* [STORED RECORDS]:
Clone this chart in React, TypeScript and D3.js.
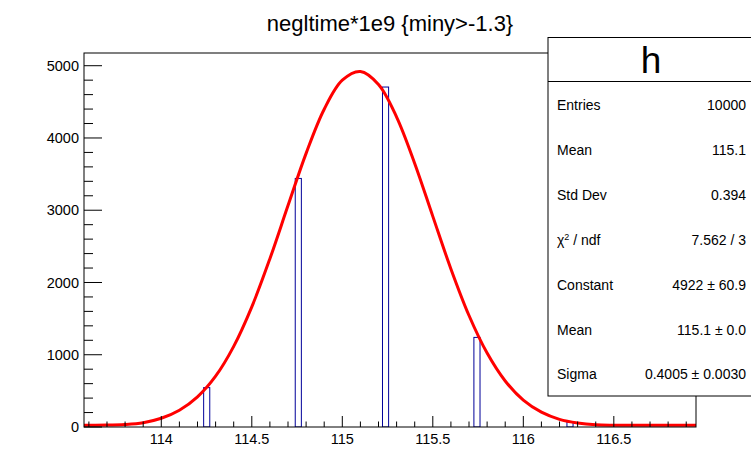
import React from 'react';
import * as d3 from 'd3';

// ---- data ----
const binLow = [114.234, 114.74, 115.222, 115.727, 116.241];
const binWidth = 0.0338;
const binCounts = [545, 3440, 4705, 1240, 70];

const fitX = [113.573, 113.6, 113.7, 113.8, 113.9, 114.0, 114.1, 114.2, 114.3, 114.4, 114.5, 114.6, 114.7, 114.8, 114.9, 115.0, 115.1, 115.2, 115.3, 115.4, 115.5, 115.6, 115.7, 115.8, 115.9, 116.0, 116.1, 116.2, 116.3, 116.4, 116.5, 116.6, 116.7, 116.8, 116.9, 116.954];
const fitY = [25, 25, 26, 35, 60, 121, 232, 417, 703, 1116, 1663, 2329, 3064, 3787, 4398, 4799, 4920, 4740, 4290, 3648, 2915, 2188, 1543, 1023, 637, 372, 205, 106, 55, 30, 25, 25, 25, 25, 25, 25];

const xMajorTicks = [114, 114.5, 115, 115.5, 116, 116.5];
const xTickLabels = ['114', '114.5', '115', '115.5', '116', '116.5'];
const yMajorTicks = [0, 1000, 2000, 3000, 4000, 5000];
const yTickLabels = ['0', '1000', '2000', '3000', '4000', '5000'];

const title = 'negltime*1e9 {miny>-1.3}';
const statsName = 'h';
const statsLabels = ['Entries', 'Mean', 'Std Dev', 'CHI', 'Constant', 'Mean', 'Sigma'];
const statsValues = ['10000', '115.1', '0.394', '7.562 / 3', '4922 \u00b1 60.9', '115.1 \u00b1 0.0', '0.4005 \u00b1 0.0030'];

const X_DOMAIN: [number, number] = [113.573, 116.954];
const Y_DOMAIN: [number, number] = [0, 5176];

const FONT = '"Liberation Sans", Arial, Helvetica, sans-serif';

export default function App() {
  const W = 751, H = 471;
  const fl = 84, fr = 696, ft = 53, fb = 427;
  const x = d3.scaleLinear().domain(X_DOMAIN).range([fl, fr]);
  const y = d3.scaleLinear().domain(Y_DOMAIN).range([fb, ft]);

  const xMinor = d3.range(Math.ceil(X_DOMAIN[0] * 10), Math.floor(X_DOMAIN[1] * 10) + 1)
    .map((v) => v / 10)
    .filter((v) => !xMajorTicks.some((m) => Math.abs(m - v) < 1e-6));
  const yMinor = d3.range(0, Y_DOMAIN[1], 200).filter((v) => v % 1000 !== 0);

  const line = d3.line<number>()
    .x((_, i) => x(fitX[i]))
    .y((d) => y(d))
    .curve(d3.curveCatmullRom);

  const boxL = 548, boxT = 37.5, boxSep = 81.5, boxB = 396;
  const rowH = (boxB - boxSep) / statsLabels.length;

  return (
    <svg width={W} height={H} style={{ position: 'absolute', left: 0, top: 0, background: '#fff' }}
      fontFamily={FONT}>
      <rect x={0} y={0} width={W} height={H} fill="#fff" />
      <defs>
        <clipPath id="frameClip">
          <rect x={fl} y={ft} width={fr - fl} height={fb - ft} />
        </clipPath>
      </defs>
      {/* title */}
      <text x={(fl + fr) / 2} y={31} textAnchor="middle" fontSize={22} fill="#000">{title}</text>

      {/* histogram bars */}
      <g clipPath="url(#frameClip)">
        {binLow.map((b, i) => (
          <rect key={i} x={x(b)} y={y(binCounts[i])} width={x(b + binWidth) - x(b)}
            height={y(0) - y(binCounts[i])} fill="none" stroke="#000099" strokeWidth={1} />
        ))}
        <path d={line(fitY) || ''} fill="none" stroke="#ff0000" strokeWidth={3} strokeLinejoin="round" />
      </g>

      {/* frame */}
      <rect x={fl} y={ft} width={fr - fl} height={fb - ft} fill="none" stroke="#000" strokeWidth={1} />

      {/* x axis ticks */}
      {xMajorTicks.map((t, i) => (
        <g key={'xm' + i}>
          <line x1={x(t)} x2={x(t)} y1={fb} y2={fb - 11} stroke="#000" />
          <text x={x(t)} y={fb + 17} textAnchor="middle" fontSize={14.5} fill="#000">{xTickLabels[i]}</text>
        </g>
      ))}
      {xMinor.map((t, i) => (
        <line key={'xn' + i} x1={x(t)} x2={x(t)} y1={fb} y2={fb - 5.5} stroke="#000" />
      ))}

      {/* y axis ticks */}
      {yMajorTicks.map((t, i) => (
        <g key={'ym' + i}>
          <line x1={fl} x2={fl + 18} y1={y(t)} y2={y(t)} stroke="#000" />
          <text x={79} y={y(t)} dy="0.35em" textAnchor="end" fontSize={14.5} fill="#000">{yTickLabels[i]}</text>
        </g>
      ))}
      {yMinor.map((t, i) => (
        <line key={'yn' + i} x1={fl} x2={fl + 9} y1={y(t)} y2={y(t)} stroke="#000" />
      ))}

      {/* stats box */}
      <rect x={boxL} y={boxT} width={W + 5 - boxL} height={boxB - boxT} fill="#fff" stroke="#000" strokeWidth={1} />
      <line x1={boxL} x2={W + 5} y1={boxSep} y2={boxSep} stroke="#000" />
      <text x={651} y={boxSep - 9} textAnchor="middle" fontSize={37} fill="#000">{statsName}</text>
      {statsLabels.map((lab, i) => {
        const cy = boxSep + (i + 0.5) * rowH + 1;
        return (
          <g key={'s' + i}>
            {lab === 'CHI' ? (
              <text x={557} y={cy} dy="0.35em" fontSize={14} fill="#000">
                <tspan>{'\u03c7'}</tspan>
                <tspan dy={-5} fontSize={9}>2</tspan>
                <tspan dy={5} style={{ whiteSpace: 'pre' }}>{' / ndf'}</tspan>
              </text>
            ) : (
              <text x={557} y={cy} dy="0.35em" fontSize={14} fill="#000">{lab}</text>
            )}
            <text x={746} y={cy} dy="0.35em" textAnchor="end" fontSize={14} fill="#000"
              style={{ whiteSpace: 'pre' }}>{statsValues[i]}</text>
          </g>
        );
      })}
    </svg>
  );
}
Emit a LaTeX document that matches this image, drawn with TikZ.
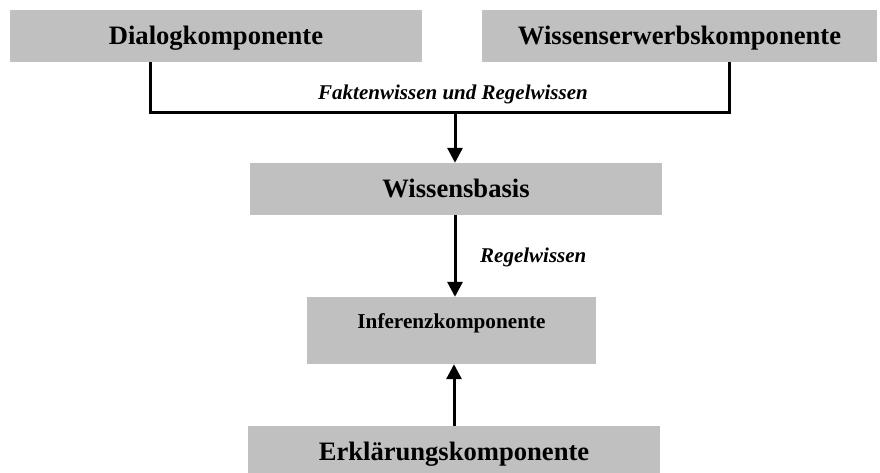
\documentclass[tikz,border=0pt]{standalone}
\usepackage{fontspec}
\setmainfont{Liberation Serif}
\usetikzlibrary{arrows.meta}
\definecolor{boxgray}{RGB}{192,192,192}
\tikzset{
  box/.style={fill=boxgray, draw=none, inner sep=0pt, font=\fontsize{26.6}{30}\selectfont\bfseries, text height=17.6pt, text depth=0pt},
  smallbox/.style={box, font=\fontsize{21.2}{25}\selectfont\bfseries, text height=14pt, text depth=19pt},
  conn/.style={line width=3pt},
  arr/.style={line width=3pt, -{Triangle[width=15pt,length=15pt]}},
  lbl/.style={font=\fontsize{21}{25}\selectfont\bfseries\itshape, inner sep=0pt}
}
\begin{document}
\begin{tikzpicture}[x=1pt,y=-1pt]
\clip (0,0) rectangle (880,472);
\fill[white] (0,0) rectangle (880,472);
\node[box, minimum width=412pt, minimum height=52pt] (dialog) at (216,36) {Dialogkomponente};
\node[box, minimum width=395pt, minimum height=52pt] (wissen) at (679.5,36) {Wissenserwerbskomponente};
\node[box, minimum width=412pt, minimum height=52pt] (basis) at (456,189) {Wissensbasis};
\node[smallbox, minimum width=289pt, minimum height=67pt] (inferenz) at (451.5,330.5) {Inferenzkomponente};
\node[box, minimum width=412pt, minimum height=52pt] (erkl) at (454,452) {Erklärungskomponente};
\coordinate (bus) at (455,112);
\draw[conn] ([xshift=-66pt]dialog.south) |- (bus) -| ([xshift=49.5pt]wissen.south);
\draw[arr] (bus) -- (bus |- basis.north);
\draw[arr] (bus |- basis.south) -- (bus |- inferenz.north);
\draw[arr] (erkl.north) -- (erkl.north |- inferenz.south);
\node[lbl, anchor=base] (fr) at (453,99) {Faktenwissen und Regelwissen};
\node[lbl, anchor=base west] (rw) at (480,262) {Regelwissen};
\end{tikzpicture}
\end{document}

* [EXERCISE REQUIREMENTS]:
With the pictures left out, restate word for word every line of the data above, from the first down to the line that contains "const Y_DOMAIN: [number, number] = [0, 5176];".

* [ANSWER FOR THE TASK]:
Clone this chart in React, TypeScript and D3.js.
import React from 'react';
import * as d3 from 'd3';

// ---- data ----
const binLow = [114.234, 114.74, 115.222, 115.727, 116.241];
const binWidth = 0.0338;
const binCounts = [545, 3440, 4705, 1240, 70];

const fitX = [113.573, 113.6, 113.7, 113.8, 113.9, 114.0, 114.1, 114.2, 114.3, 114.4, 114.5, 114.6, 114.7, 114.8, 114.9, 115.0, 115.1, 115.2, 115.3, 115.4, 115.5, 115.6, 115.7, 115.8, 115.9, 116.0, 116.1, 116.2, 116.3, 116.4, 116.5, 116.6, 116.7, 116.8, 116.9, 116.954];
const fitY = [25, 25, 26, 35, 60, 121, 232, 417, 703, 1116, 1663, 2329, 3064, 3787, 4398, 4799, 4920, 4740, 4290, 3648, 2915, 2188, 1543, 1023, 637, 372, 205, 106, 55, 30, 25, 25, 25, 25, 25, 25];

const xMajorTicks = [114, 114.5, 115, 115.5, 116, 116.5];
const xTickLabels = ['114', '114.5', '115', '115.5', '116', '116.5'];
const yMajorTicks = [0, 1000, 2000, 3000, 4000, 5000];
const yTickLabels = ['0', '1000', '2000', '3000', '4000', '5000'];

const title = 'negltime*1e9 {miny>-1.3}';
const statsName = 'h';
const statsLabels = ['Entries', 'Mean', 'Std Dev', 'CHI', 'Constant', 'Mean', 'Sigma'];
const statsValues = ['10000', '115.1', '0.394', '7.562 / 3', '4922 \u00b1 60.9', '115.1 \u00b1 0.0', '0.4005 \u00b1 0.0030'];

const X_DOMAIN: [number, number] = [113.573, 116.954];
const Y_DOMAIN: [number, number] = [0, 5176];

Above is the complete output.